The Meeting, which was previously scheduled for January 30, 2009, was postponed by the board of directors in order to provide the Company additional time to prepare and finalize its meeting materials. The Company will provide a revised notice setting forth the date of the Meeting in due course once same is determined, which Meeting is expected to be held on or about March 31, 2009.
Contact: Navchand Jagpal
Tel: (604) 443-5059
This news release may contain certain forward-looking statements that reflect the current views and/or expectations of Grand Peak with respect to its performance, business and future events. Investors are cautioned that all forward-looking statements involve risks and uncertainties, including, without limitation, statements regarding the outlook for future operations, forecasts of future costs and expenditures, evaluation of market conditions, the outcome of legal proceedings, the adequacy of reserves or other business plans.

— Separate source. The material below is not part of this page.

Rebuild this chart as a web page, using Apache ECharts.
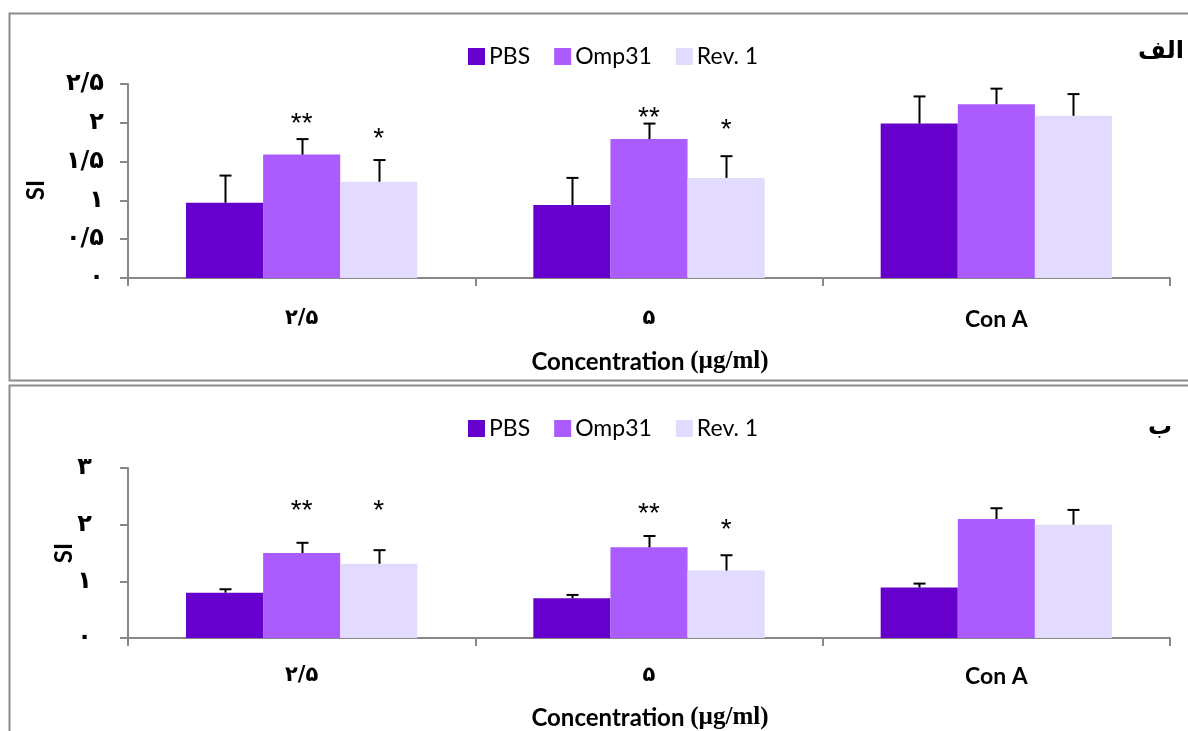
<!DOCTYPE html>
<html><head><meta charset="utf-8">
<script src="https://cdn.jsdelivr.net/npm/echarts@6/dist/echarts.min.js"></script>
<style>html,body{margin:0;padding:0;background:#fff;overflow:hidden}#c{width:1188px;height:731px}</style>
</head><body><div id="c"></div>
<script>
const categories = ['2.5', '5', 'Con A'];
const seriesNames = ['PBS', 'Omp31', 'Rev. 1'];
// Panel A (الف)
const pbsA = [0.97, 0.94, 1.99];
const pbsAErr = [0.35, 0.35, 0.35];
const ompA = [1.59, 1.79, 2.24];
const ompAErr = [0.20, 0.20, 0.20];
const revA = [1.24, 1.29, 2.09];
const revAErr = [0.28, 0.28, 0.28];
const ompAStars = ['**', '**', ''];
const ompAStarY = [2.09, 2.16, 0];
const revAStars = ['*', '*', ''];
const revAStarY = [1.89, 2.01, 0];
const yTicksA = [0, 0.5, 1, 1.5, 2, 2.5];
// Panel B (ب)
const pbsB = [0.80, 0.70, 0.89];
const pbsBErr = [0.06, 0.06, 0.07];
const ompB = [1.50, 1.60, 2.10];
const ompBErr = [0.18, 0.20, 0.19];
const revB = [1.31, 1.19, 2.00];
const revBErr = [0.24, 0.27, 0.26];
const ompBStars = ['**', '**', ''];
const ompBStarY = [2.37, 2.32, 0];
const revBStars = ['*', '*', ''];
const revBStarY = [2.37, 2.04, 0];
const yTicksB = [0, 1, 2, 3];

const colors = ['#6600CC', '#AA5CFF', '#E2DAFF'];
const GAP = 0.334;
const fa = s => String(s).replace('.', '/').replace(/\d/g, d => '۰۱۲۳۴۵۶۷۸۹'[d]);

function errRender(si) {
  return function (params, api) {
    const ci = api.value(0), v = api.value(1), e = api.value(2);
    const band = api.size([1, 0])[0];
    const bw = band * (1 - GAP) / 3;
    const c = api.coord([ci, v]);
    const t = api.coord([ci, v + e]);
    const x = Math.round(c[0] + (si - 1) * bw) + 0.5;
    const st = { stroke: '#000', lineWidth: 2 };
    return { type: 'group', children: [
      { type: 'line', shape: { x1: x, y1: c[1], x2: x, y2: t[1] }, style: st },
      { type: 'line', shape: { x1: x - 6, y1: t[1], x2: x + 6, y2: t[1] }, style: st }
    ]};
  };
}
const starData = {};
function starRender(si) {
  return function (params, api) {
    const ci = api.value(0), y = api.value(1);
    const txt = starData[params.seriesName][params.dataIndex] || '';
    const band = api.size([1, 0])[0];
    const bw = band * (1 - GAP) / 3;
    const c = api.coord([ci, y]);
    const x = c[0] + (si - 1) * bw;
    return { type: 'text', x: x, y: c[1] + 8, style: { text: txt, fill: '#000', font: '28px "Liberation Sans"', align: 'center', verticalAlign: 'middle' } };
  };
}

function barSeries(name, vals, idx, gi) {
  return { name: name, type: 'bar', xAxisIndex: gi, yAxisIndex: gi, data: vals,
    barGap: '0%', barCategoryGap: (GAP * 100) + '%', itemStyle: { color: colors[idx] }, z: 2 };
}
function errSeries(vals, errs, idx, gi) {
  return { type: 'custom', xAxisIndex: gi, yAxisIndex: gi, renderItem: errRender(idx),
    data: vals.map((v, i) => [i, v, errs[i]]), encode: { x: 0, y: 1 }, z: 5, silent: true };
}
function starSeries(key, ys, texts, idx, gi) {
  const data = [];
  texts.forEach((t, i) => { if (t) data.push([i, ys[i]]); });
  starData[key] = texts.filter(t => t);
  return { name: key, type: 'custom', xAxisIndex: gi, yAxisIndex: gi, renderItem: starRender(idx),
    data: data, encode: { x: 0, y: 1 }, z: 6, silent: true };
}

const axisLine = { show: true, lineStyle: { color: '#878787', width: 2 } };
function xAx(gi, margin) {
  return { type: 'category', gridIndex: gi, data: categories,
    axisLine: axisLine, axisTick: { show: true, length: 8, lineStyle: { color: '#878787', width: 2 } },
    axisLabel: { margin: margin, color: '#000', fontSize: 23, fontWeight: 'bold', fontFamily: 'Lato',
      formatter: v => v === 'Con A' ? '{e|Con A}' : '{p|' + fa(v) + '}',
      rich: { e: { fontSize: 23, fontWeight: 'bold', fontFamily: 'Lato', color: '#000' },
              p: { fontSize: 21, fontWeight: 'bold', fontFamily: 'DejaVu Sans', color: '#000' } } } };
}
function yAx(gi, max, interval, margin) {
  return { type: 'value', gridIndex: gi, min: 0, max: max, interval: interval,
    splitLine: { show: false },
    axisLine: axisLine, axisTick: { show: true, length: 8, lineStyle: { color: '#878787', width: 2 } },
    axisLabel: { margin: margin, color: '#000', fontSize: 24, fontWeight: 'bold', fontFamily: 'DejaVu Sans', formatter: v => fa(v) } };
}
function legend(top) {
  return { top: top, left: 463, data: seriesNames, icon: 'rect', itemWidth: 17, itemHeight: 17, itemGap: 24,
    textStyle: { fontSize: 23, fontFamily: 'Lato', color: '#000', padding: [0, 0, 0, -1] }, selectedMode: false };
}
function txt(x, y, text, rich, rot) {
  return { type: 'text', x: x, y: y, rotation: rot || 0, style: { text: text, rich: rich, align: 'center', verticalAlign: 'middle' } };
}
const concRich = { a: { fontSize: 24, fontWeight: 'bold', fontFamily: 'Lato', fill: '#000', color: '#000' },
                   b: { fontSize: 25, fontWeight: 'bold', fontFamily: 'Liberation Serif', fill: '#000', color: '#000' } };
const panelRich = { f: { fontSize: 24, fontWeight: 'bold', fontFamily: 'DejaVu Sans', fill: '#000', color: '#000' } };

const chart = echarts.init(document.getElementById('c'));
chart.setOption({
  animation: false,
  backgroundColor: '#fff',
  grid: [
    { left: 128, right: 18, top: 84, height: 194 },
    { left: 128, right: 18, top: 468, height: 170 }
  ],
  legend: [legend(40), legend(412)],
  xAxis: [xAx(0, 30), xAx(1, 27)],
  yAxis: [yAx(0, 2.5, 0.5, 24), yAx(1, 3, 1, 36)],
  series: [
    barSeries('PBS', pbsA, 0, 0), barSeries('Omp31', ompA, 1, 0), barSeries('Rev. 1', revA, 2, 0),
    errSeries(pbsA, pbsAErr, 0, 0), errSeries(ompA, ompAErr, 1, 0), errSeries(revA, revAErr, 2, 0),
    starSeries('sA1', ompAStarY, ompAStars, 1, 0), starSeries('sA2', revAStarY, revAStars, 2, 0),
    barSeries('PBS', pbsB, 0, 1), barSeries('Omp31', ompB, 1, 1), barSeries('Rev. 1', revB, 2, 1),
    errSeries(pbsB, pbsBErr, 0, 1), errSeries(ompB, ompBErr, 1, 1), errSeries(revB, revBErr, 2, 1),
    starSeries('sB1', ompBStarY, ompBStars, 1, 1), starSeries('sB2', revBStarY, revBStars, 2, 1)
  ],
  graphic: [
    { type: 'rect', shape: { x: 9.5, y: 13.5, width: 1200, height: 367 }, style: { fill: 'none', stroke: '#8c8c8c', lineWidth: 2 }, z: 0, silent: true },
    { type: 'rect', shape: { x: 9.5, y: 385.5, width: 1200, height: 400 }, style: { fill: 'none', stroke: '#8c8c8c', lineWidth: 2 }, z: 0, silent: true },
    txt(650, 362, '{a|Concentration }{b|(µg/ml)}', concRich),
    txt(650, 718, '{a|Concentration }{b|(µg/ml)}', concRich),
    txt(36, 190, '{a|SI}', concRich, Math.PI / 2),
    txt(64, 553, '{a|SI}', concRich, Math.PI / 2),
    txt(1161, 52, '{f|الف}', panelRich),
    txt(1160, 428, '{f|ب}', panelRich)
  ]
});
</script></body></html>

Investors are cautioned that any such forward-looking statements are not guarantees and may involve risks and uncertainties, and that actual results may differ from those in the forward-looking statements as a result of various factors, such as: general economic and business conditions, including changes in interest rates, prices and other economic conditions; actions by competitors; natural phenomena; actions by government authorities, including changes in government regulation; uncertainties associated with legal proceedings; technological development; future decisions by management in response to changing conditions; the ability to execute prospective business plans; and misjudgments in the course of preparing forward-looking statements. These risks, as well as others, could cause actual results and events to vary significantly. Grand Peak does not undertake any obligation to release publicly any revision for updating any voluntary forward–looking statements.
Neither TSX Venture Exchange nor its Regulation Services Provider (as that term is defined in the policies of the TSX Venture Exchange) accepts responsibility for the adequacy or accuracy of this release.